Agreement with experimental radii measurements

Predictions for radii based on neutron-core scattering effective range

Consistency with analytical predictions in the unitary limit

Abstract

Using halo effective field theory (EFT), an expansion in $R_{core}/R_{halo}$, where $R_{core}$ is the radius of the core and $R_{halo}$ the radius of the halo nucleus, we calculate the charge and neutron form factors of the two-neutron halo nuclei $^{11}$Li, $^{14}$Be, and $^{22}$C to next-to-leading-order (NLO) by treating them as an effective three-body system. From the form factors we extract the point charge and point matter radii, inter-neutron distance, and neutron opening angle. Agreement is found with existing experimental extractions.
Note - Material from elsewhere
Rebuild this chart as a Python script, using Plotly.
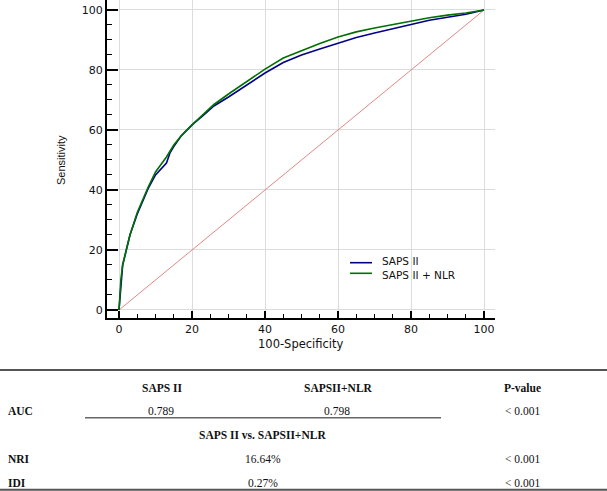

Results are given for the point charge and point matter radii for arbitrary neutron core scattering effective range, $\rho_{cn}$, that can be used for predictions once $\rho_{cn}$ is measured. Estimates for $\rho_{cn}$ are also used to make NLO predictions. Finally, our point charge radii are compared to other halo-EFT predictions, and setting the core mass equal to the neutron mass our point charge radius is found to agree with an analytical prediction in the unitary limit.